:: PROBLEM DETAILS ::
Leave out the pictures and transcribe everything else exactly.

:: INFORMATION PROVIDED ::
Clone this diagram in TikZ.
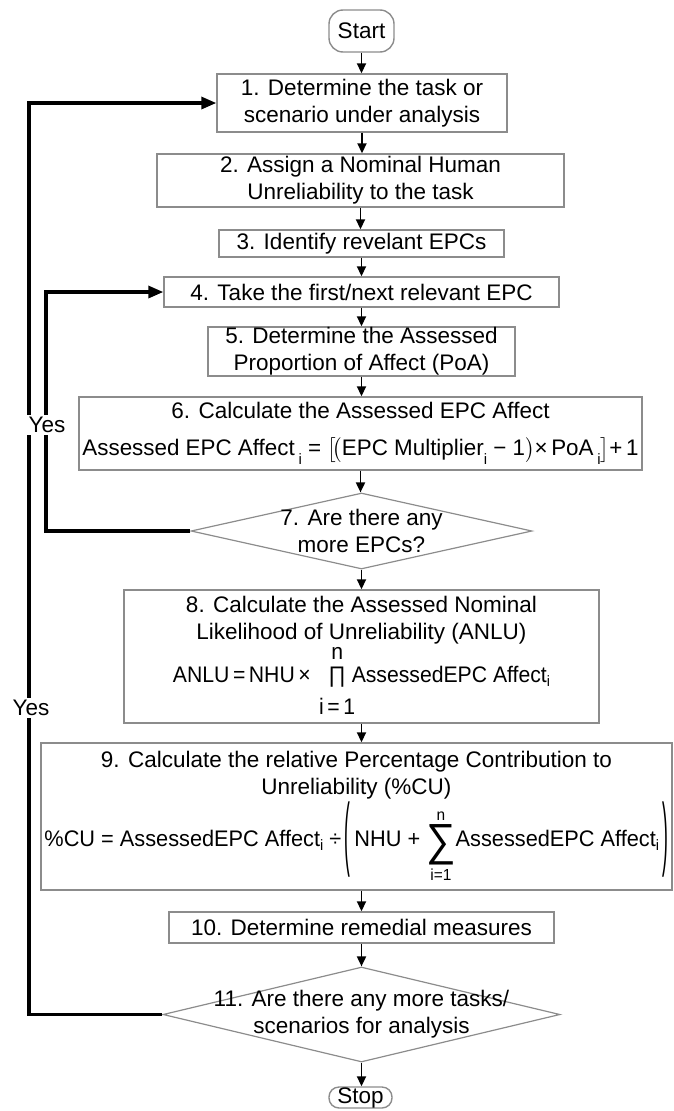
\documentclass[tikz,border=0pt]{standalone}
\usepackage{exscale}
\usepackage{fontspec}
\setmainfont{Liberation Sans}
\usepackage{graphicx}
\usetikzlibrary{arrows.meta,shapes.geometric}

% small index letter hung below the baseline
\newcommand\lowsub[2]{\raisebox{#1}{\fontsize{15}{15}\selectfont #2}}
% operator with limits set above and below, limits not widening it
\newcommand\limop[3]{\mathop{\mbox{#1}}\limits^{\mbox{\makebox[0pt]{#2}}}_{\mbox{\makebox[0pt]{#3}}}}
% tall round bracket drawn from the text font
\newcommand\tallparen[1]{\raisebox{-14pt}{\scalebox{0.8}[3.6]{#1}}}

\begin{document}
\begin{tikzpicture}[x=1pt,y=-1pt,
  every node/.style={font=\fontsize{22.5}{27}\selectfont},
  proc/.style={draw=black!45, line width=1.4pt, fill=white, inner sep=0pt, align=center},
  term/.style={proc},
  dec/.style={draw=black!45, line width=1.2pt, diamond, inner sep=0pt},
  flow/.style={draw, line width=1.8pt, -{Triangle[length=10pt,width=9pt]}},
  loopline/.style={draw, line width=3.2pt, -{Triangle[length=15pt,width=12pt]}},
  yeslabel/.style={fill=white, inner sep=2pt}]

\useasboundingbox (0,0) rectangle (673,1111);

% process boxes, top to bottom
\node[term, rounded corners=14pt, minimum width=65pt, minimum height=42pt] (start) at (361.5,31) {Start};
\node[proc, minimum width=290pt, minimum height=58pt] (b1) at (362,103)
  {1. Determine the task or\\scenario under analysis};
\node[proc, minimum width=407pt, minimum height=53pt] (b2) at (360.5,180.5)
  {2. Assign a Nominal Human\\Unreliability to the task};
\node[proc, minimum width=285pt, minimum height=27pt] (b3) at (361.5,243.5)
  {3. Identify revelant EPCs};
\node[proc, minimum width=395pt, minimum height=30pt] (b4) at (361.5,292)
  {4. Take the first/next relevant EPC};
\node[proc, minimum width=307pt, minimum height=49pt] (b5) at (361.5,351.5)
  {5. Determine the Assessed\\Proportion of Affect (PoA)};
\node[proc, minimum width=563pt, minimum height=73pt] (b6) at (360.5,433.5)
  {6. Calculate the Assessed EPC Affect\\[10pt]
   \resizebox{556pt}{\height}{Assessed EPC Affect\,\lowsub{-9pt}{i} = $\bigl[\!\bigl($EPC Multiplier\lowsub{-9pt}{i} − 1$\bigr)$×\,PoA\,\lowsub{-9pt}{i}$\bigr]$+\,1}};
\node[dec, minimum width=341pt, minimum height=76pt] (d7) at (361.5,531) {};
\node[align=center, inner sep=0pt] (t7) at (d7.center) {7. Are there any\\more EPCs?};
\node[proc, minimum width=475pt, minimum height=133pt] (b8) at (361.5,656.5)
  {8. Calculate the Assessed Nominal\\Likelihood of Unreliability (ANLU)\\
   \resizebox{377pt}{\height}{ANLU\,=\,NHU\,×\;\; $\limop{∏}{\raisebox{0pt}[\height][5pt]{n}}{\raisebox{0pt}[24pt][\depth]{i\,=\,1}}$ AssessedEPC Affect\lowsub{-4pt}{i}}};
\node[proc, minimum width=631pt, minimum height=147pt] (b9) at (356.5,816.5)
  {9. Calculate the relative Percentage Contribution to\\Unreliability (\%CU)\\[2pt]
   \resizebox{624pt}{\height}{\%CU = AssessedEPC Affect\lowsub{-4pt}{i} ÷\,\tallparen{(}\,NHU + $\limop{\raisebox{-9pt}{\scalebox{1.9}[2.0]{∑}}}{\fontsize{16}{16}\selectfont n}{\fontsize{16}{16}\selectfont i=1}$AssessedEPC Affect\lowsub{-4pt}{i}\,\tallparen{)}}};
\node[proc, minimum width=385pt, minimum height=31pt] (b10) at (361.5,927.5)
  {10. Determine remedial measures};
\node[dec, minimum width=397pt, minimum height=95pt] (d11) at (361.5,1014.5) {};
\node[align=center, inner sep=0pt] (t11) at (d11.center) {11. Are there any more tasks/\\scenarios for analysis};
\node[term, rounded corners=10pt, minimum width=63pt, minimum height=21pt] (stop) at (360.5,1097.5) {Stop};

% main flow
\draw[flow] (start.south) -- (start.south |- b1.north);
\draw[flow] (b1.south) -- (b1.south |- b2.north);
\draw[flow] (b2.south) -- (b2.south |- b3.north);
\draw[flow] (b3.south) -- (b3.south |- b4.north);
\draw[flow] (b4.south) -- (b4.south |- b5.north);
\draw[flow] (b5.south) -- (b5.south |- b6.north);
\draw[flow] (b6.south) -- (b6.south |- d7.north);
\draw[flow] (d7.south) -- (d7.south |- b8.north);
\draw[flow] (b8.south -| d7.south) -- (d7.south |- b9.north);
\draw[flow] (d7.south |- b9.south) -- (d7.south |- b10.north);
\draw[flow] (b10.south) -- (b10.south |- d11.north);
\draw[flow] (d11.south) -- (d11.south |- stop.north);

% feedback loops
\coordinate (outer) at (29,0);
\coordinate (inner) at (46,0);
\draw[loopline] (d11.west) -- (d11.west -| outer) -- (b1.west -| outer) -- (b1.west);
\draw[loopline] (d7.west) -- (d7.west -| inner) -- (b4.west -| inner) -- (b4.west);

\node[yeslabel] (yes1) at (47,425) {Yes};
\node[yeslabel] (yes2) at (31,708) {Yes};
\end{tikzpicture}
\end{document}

:: WRITTEN RESPONSE ::
Clone this diagram in TikZ.
\documentclass[tikz,border=0pt]{standalone}
\usepackage{exscale}
\usepackage{fontspec}
\setmainfont{Liberation Sans}
\usepackage{graphicx}
\usetikzlibrary{arrows.meta,shapes.geometric}

% small index letter hung below the baseline
\newcommand\lowsub[2]{\raisebox{#1}{\fontsize{15}{15}\selectfont #2}}
% operator with limits set above and below, limits not widening it
\newcommand\limop[3]{\mathop{\mbox{#1}}\limits^{\mbox{\makebox[0pt]{#2}}}_{\mbox{\makebox[0pt]{#3}}}}
% tall round bracket drawn from the text font
\newcommand\tallparen[1]{\raisebox{-14pt}{\scalebox{0.8}[3.6]{#1}}}

\begin{document}
\begin{tikzpicture}[x=1pt,y=-1pt,
  every node/.style={font=\fontsize{22.5}{27}\selectfont},
  proc/.style={draw=black!45, line width=1.4pt, fill=white, inner sep=0pt, align=center},
  term/.style={proc},
  dec/.style={draw=black!45, line width=1.2pt, diamond, inner sep=0pt},
  flow/.style={draw, line width=1.8pt, -{Triangle[length=10pt,width=9pt]}},
  loopline/.style={draw, line width=3.2pt, -{Triangle[length=15pt,width=12pt]}},
  yeslabel/.style={fill=white, inner sep=2pt}]

\useasboundingbox (0,0) rectangle (673,1111);

% process boxes, top to bottom
\node[term, rounded corners=14pt, minimum width=65pt, minimum height=42pt] (start) at (361.5,31) {Start};
\node[proc, minimum width=290pt, minimum height=58pt] (b1) at (362,103)
  {1. Determine the task or\\scenario under analysis};
\node[proc, minimum width=407pt, minimum height=53pt] (b2) at (360.5,180.5)
  {2. Assign a Nominal Human\\Unreliability to the task};
\node[proc, minimum width=285pt, minimum height=27pt] (b3) at (361.5,243.5)
  {3. Identify revelant EPCs};
\node[proc, minimum width=395pt, minimum height=30pt] (b4) at (361.5,292)
  {4. Take the first/next relevant EPC};
\node[proc, minimum width=307pt, minimum height=49pt] (b5) at (361.5,351.5)
  {5. Determine the Assessed\\Proportion of Affect (PoA)};
\node[proc, minimum width=563pt, minimum height=73pt] (b6) at (360.5,433.5)
  {6. Calculate the Assessed EPC Affect\\[10pt]
   \resizebox{556pt}{\height}{Assessed EPC Affect\,\lowsub{-9pt}{i} = $\bigl[\!\bigl($EPC Multiplier\lowsub{-9pt}{i} − 1$\bigr)$×\,PoA\,\lowsub{-9pt}{i}$\bigr]$+\,1}};
\node[dec, minimum width=341pt, minimum height=76pt] (d7) at (361.5,531) {};
\node[align=center, inner sep=0pt] (t7) at (d7.center) {7. Are there any\\more EPCs?};
\node[proc, minimum width=475pt, minimum height=133pt] (b8) at (361.5,656.5)
  {8. Calculate the Assessed Nominal\\Likelihood of Unreliability (ANLU)\\
   \resizebox{377pt}{\height}{ANLU\,=\,NHU\,×\;\; $\limop{∏}{\raisebox{0pt}[\height][5pt]{n}}{\raisebox{0pt}[24pt][\depth]{i\,=\,1}}$ AssessedEPC Affect\lowsub{-4pt}{i}}};
\node[proc, minimum width=631pt, minimum height=147pt] (b9) at (356.5,816.5)
  {9. Calculate the relative Percentage Contribution to\\Unreliability (\%CU)\\[2pt]
   \resizebox{624pt}{\height}{\%CU = AssessedEPC Affect\lowsub{-4pt}{i} ÷\,\tallparen{(}\,NHU + $\limop{\raisebox{-9pt}{\scalebox{1.9}[2.0]{∑}}}{\fontsize{16}{16}\selectfont n}{\fontsize{16}{16}\selectfont i=1}$AssessedEPC Affect\lowsub{-4pt}{i}\,\tallparen{)}}};
\node[proc, minimum width=385pt, minimum height=31pt] (b10) at (361.5,927.5)
  {10. Determine remedial measures};
\node[dec, minimum width=397pt, minimum height=95pt] (d11) at (361.5,1014.5) {};
\node[align=center, inner sep=0pt] (t11) at (d11.center) {11. Are there any more tasks/\\scenarios for analysis};
\node[term, rounded corners=10pt, minimum width=63pt, minimum height=21pt] (stop) at (360.5,1097.5) {Stop};

% main flow
\draw[flow] (start.south) -- (start.south |- b1.north);
\draw[flow] (b1.south) -- (b1.south |- b2.north);
\draw[flow] (b2.south) -- (b2.south |- b3.north);
\draw[flow] (b3.south) -- (b3.south |- b4.north);
\draw[flow] (b4.south) -- (b4.south |- b5.north);
\draw[flow] (b5.south) -- (b5.south |- b6.north);
\draw[flow] (b6.south) -- (b6.south |- d7.north);
\draw[flow] (d7.south) -- (d7.south |- b8.north);
\draw[flow] (b8.south -| d7.south) -- (d7.south |- b9.north);
\draw[flow] (d7.south |- b9.south) -- (d7.south |- b10.north);
\draw[flow] (b10.south) -- (b10.south |- d11.north);
\draw[flow] (d11.south) -- (d11.south |- stop.north);

% feedback loops
\coordinate (outer) at (29,0);
\coordinate (inner) at (46,0);
\draw[loopline] (d11.west) -- (d11.west -| outer) -- (b1.west -| outer) -- (b1.west);
\draw[loopline] (d7.west) -- (d7.west -| inner) -- (b4.west -| inner) -- (b4.west);

\node[yeslabel] (yes1) at (47,425) {Yes};
\node[yeslabel] (yes2) at (31,708) {Yes};
\end{tikzpicture}
\end{document}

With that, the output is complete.